- Tonayán Location in Veracruz Tonayán Tonayán (Mexico)
- Coordinates: 19°43′12″N 96°54′36″W﻿ / ﻿19.72000°N 96.91000°W
- Country: Mexico
- State: Veracruz
- Region: Capital Region

Area
- • Total: 75 km^{2} (29 sq mi)
- Elevation: 1,960 m (6,430 ft)

Population (2020)
- • Total: 5,293

= Tonayán =

Tonayán is a municipality located in the south zone in the Mexican state of Veracruz, about 20 km from the state capital Xalapa. It has a surface of 74.03 km^{2}. It is located at .
==Name==
The name comes from the language Náhuatl, Tonali-tona-yan; that means “Place where it dawns".

==History==
Tonayán was founded as village between the year 1552 and 1564 when a group of inhabitants of the old village of Misantla established in this place to take care of its boundaries that were feeling threatened by the agrarian invasions of the village of Chapultepec.

==Geography==

The municipality of Tonayán is delimited to the north by Tenochtitlán, to the east by Landero y Coss, to the south-east by Naolinco and to the west by Coacoatzintla and Tlacolulan.

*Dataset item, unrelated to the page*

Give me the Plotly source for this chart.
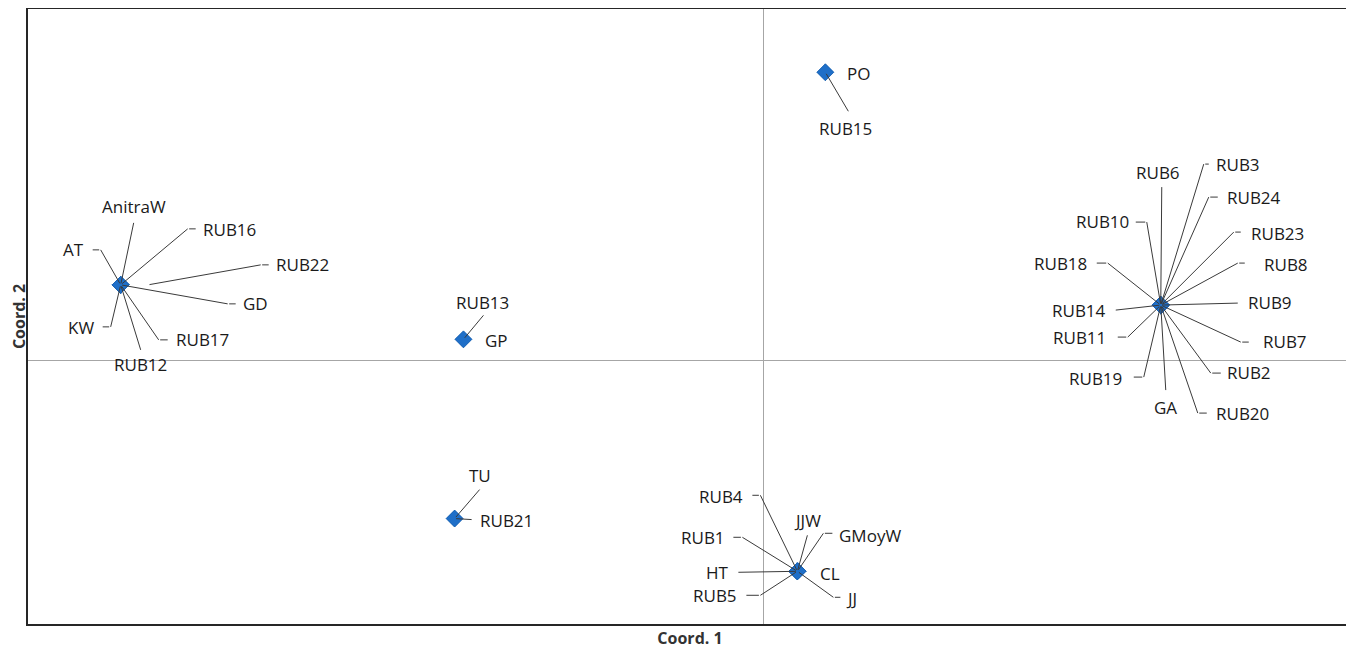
import plotly.graph_objects as go

# ---- data: PCoA coordinates of each accession ----
names = ["AnitraW", "RUB16", "RUB22", "GD", "RUB17", "RUB12", "KW", "AT",
         "RUB13", "GP",
         "TU", "RUB21",
         "PO", "RUB15",
         "RUB6", "RUB3", "RUB24", "RUB23", "RUB8", "RUB9", "RUB7", "RUB2",
         "RUB20", "GA", "RUB19", "RUB11", "RUB14", "RUB18", "RUB10",
         "RUB4", "JJW", "GMoyW", "CL", "JJ", "RUB5", "HT", "RUB1"]
coord1 = [-0.437] * 8 + [-0.204] * 2 + [-0.210] * 2 + [0.042] * 2 + [0.270] * 15 + [0.023] * 8
coord2 = [0.086] * 8 + [0.024] * 2 + [-0.180] * 2 + [0.328] * 2 + [0.063] * 15 + [-0.240] * 8

# ---- label layout (pixel offsets from the point; y downward) ----
# leader: polyline of pixel offsets starting at the point; text: (dx, dy, anchor)
label_layout = {
    "AnitraW": ([(13, -62)], (13, -78, "center")),
    "RUB16": ([(67, -56), (75, -56)], (80, -55, "left")),
    "RUB22": ([(140, -20), (148, -20)], (153, -20, "left")),
    "GD": ([(107, 19), (115, 19)], (120, 19, "left")),
    "RUB17": ([(38, 55), (47, 55)], (53, 55, "left")),
    "RUB12": ([(20, 65)], (20, 80, "center")),
    "KW": ([(-10, 42), (-18, 42)], (-25, 43, "right")),
    "AT": ([(-20, -35), (-28, -35)], (-35, -35, "right")),
    "RUB13": ([(20, -24)], (19, -37, "center")),
    "GP": ([], (20, 1, "left")),
    "TU": ([(25, -29)], (25, -43, "center")),
    "RUB21": ([(17, 1)], (23, 2, "left")),
    "PO": ([], (20, 1, "left")),
    "RUB15": ([(23, 39)], (20, 56, "center")),
    "RUB6": ([(1, -118)], (-3, -133, "center")),
    "RUB3": ([(43, -141), (48, -141)], (53, -141, "left")),
    "RUB24": ([(48, -108), (57, -108)], (64, -108, "left")),
    "RUB23": ([(73, -73), (80, -73)], (88, -72, "left")),
    "RUB8": ([(77, -42), (84, -42)], (101, -41, "left")),
    "RUB9": ([(77, -2)], (85, -3, "left")),
    "RUB7": ([(80, 37), (88, 37)], (100, 36, "left")),
    "RUB2": ([(50, 68), (60, 68)], (64, 67, "left")),
    "RUB20": ([(37, 108), (46, 108)], (53, 108, "left")),
    "GA": ([(5, 85)], (5, 102, "center")),
    "RUB19": ([(-17, 72), (-27, 72)], (-37, 73, "right")),
    "RUB11": ([(-33, 32), (-43, 32)], (-53, 32, "right")),
    "RUB14": ([(-45, 5)], (-53, 5, "right")),
    "RUB18": ([(-53, -42), (-64, -42)], (-72, -42, "right")),
    "RUB10": ([(-14, -83), (-25, -83)], (-30, -84, "right")),
    "RUB4": ([(-37, -76), (-45, -76)], (-52, -75, "right")),
    "JJW": ([(10, -36)], (10, -51, "center")),
    "GMoyW": ([(26, -38), (35, -38)], (40, -36, "left")),
    "CL": ([], (21, 2, "left")),
    "JJ": ([(36, 26), (43, 26)], (47, 27, "left")),
    "RUB5": ([(-37, 24), (-51, 24)], (-58, 24, "right")),
    "HT": ([(-59, 1)], (-66, 1, "right")),
    "RUB1": ([(-55, -34), (-64, -34)], (-70, -34, "right")),
}

LINE_COLOR = "#3a3a3a"
TEXT_COLOR = "#1a1a1a"
FONT = "Open Sans"

fig = go.Figure()
fig.add_trace(go.Scatter(
    x=coord1, y=coord2, mode="markers", text=names,
    marker=dict(symbol="diamond", size=13, color="#1F6FC8",
                line=dict(color="#1A5EAA", width=0.5)),
    hoverinfo="text", showlegend=False,
))

annotations = []
for name, cx, cy in zip(names, coord1, coord2):
    leader, (tx, ty, anchor) = label_layout[name]
    prev = (0, 0)
    for seg in leader:
        annotations.append(dict(
            x=cx, y=cy, xref="x", yref="y",
            xshift=seg[0], yshift=-seg[1],
            ax=prev[0] - seg[0], ay=prev[1] - seg[1],
            axref="pixel", ayref="pixel",
            text="", showarrow=True, arrowhead=0, arrowwidth=1,
            arrowcolor=LINE_COLOR, standoff=0, startstandoff=0,
        ))
        prev = seg
    annotations.append(dict(
        x=cx, y=cy, xref="x", yref="y",
        xshift=tx, yshift=-ty, text=name, showarrow=False,
        xanchor=anchor, yanchor="middle",
        font=dict(family=FONT, size=17, color=TEXT_COLOR),
    ))

axis_common = dict(
    showticklabels=False, ticks="", showgrid=False, automargin=False,
    zeroline=True, zerolinecolor="#A6A6A6", zerolinewidth=1,
    showline=True, mirror=True, linecolor="#262626", linewidth=2,
)
title_font = dict(family=FONT, size=16, color="#333333")

# page body has an 8px margin; figure size/margins compensate for it
fig.update_layout(
    width=1346, height=641, autosize=False,
    margin=dict(l=20, r=2, t=1, b=25),
    paper_bgcolor="white", plot_bgcolor="white",
    xaxis=dict(range=[-0.5, 0.4], title=dict(text="<b>Coord. 1</b>", standoff=12,
               font=title_font), **axis_common),
    yaxis=dict(range=[-0.3, 0.4], title=dict(text="<b>Coord. 2</b>", standoff=3,
               font=title_font), **axis_common),
    annotations=annotations,
    hovermode="closest",
)

fig.write_html("out.html")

It is watered by small tributary rivers of the river Actopan.

==Agriculture==

It produces principally maize, beans, potatoes and coffee.

==Celebrations==

In Tonayán, in June takes place the celebration in honor to San Pedro Apostol, Patron of the town, and in December takes place the celebration in honor to Virgen de Guadalupe.